Potential effect of algal productivity in the San Joaquin River on nitrate concentrations and isotope ratios

The d15N of algae in nitrate-rich rivers is often about 4 to 5 permil lower than the d15N of the nitrate used by the algae. In cases where the algal productivity significantly depletes the available nitrate pool, the uptake of nitrate can cause significant increases in the d15N and d18O of the residual nitrate, resulting in isotope values similar to what would be expected for a major contribution of human or animal waste to the river. Furthermore, progressive algal uptake also causes nitrate d18O and d15N values that plot along slopes of about 1:2, consistent with assimilation and/or denitrification. One way to resolve the question of whether the high nitrate d15N and d18O values reflect a waste source, assimilation, or denitrification is to compare the simultaneous changes in nitrate concentrations, algal quality and loads, nitrate d15N and d18O, and the d15N, d13C, and C:N of the particulate organic matter, which is often dominated by algae in large rivers. As part of a recent investigation of nitrate and organic matter sources to the San Joaquin River (SJR), samples were collected twice-weekly to monthly for over 2 years from 7 mainstem sites (as well as many major and minor tributary sites) and analyzed for a wide range of chemical constituents and isotope ratios.
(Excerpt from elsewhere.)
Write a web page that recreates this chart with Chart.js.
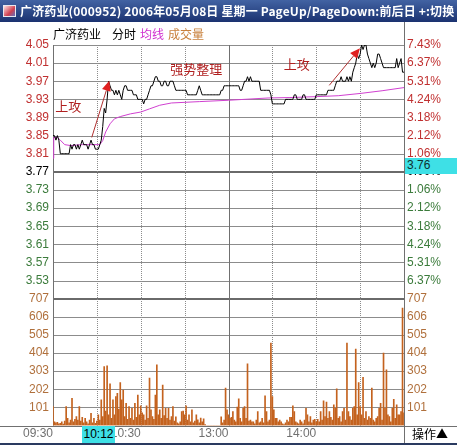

The average nitrate d15N of mainstem sites was +11 permil, with a range of +2 to +17; the average d18O was +5 permil, with a range of -1 to +18. The potential impact of algal uptake on isotope ratios in the SJR was modeled using isotope and chemical data from 2 Lagrangian experiments in the San Luis Drain, a simple concrete-lined canal which drains into the SJR, has only a single input of water, and has algae similar to that in the SJR and a high productivity rate (Volkmar et al., in prep.).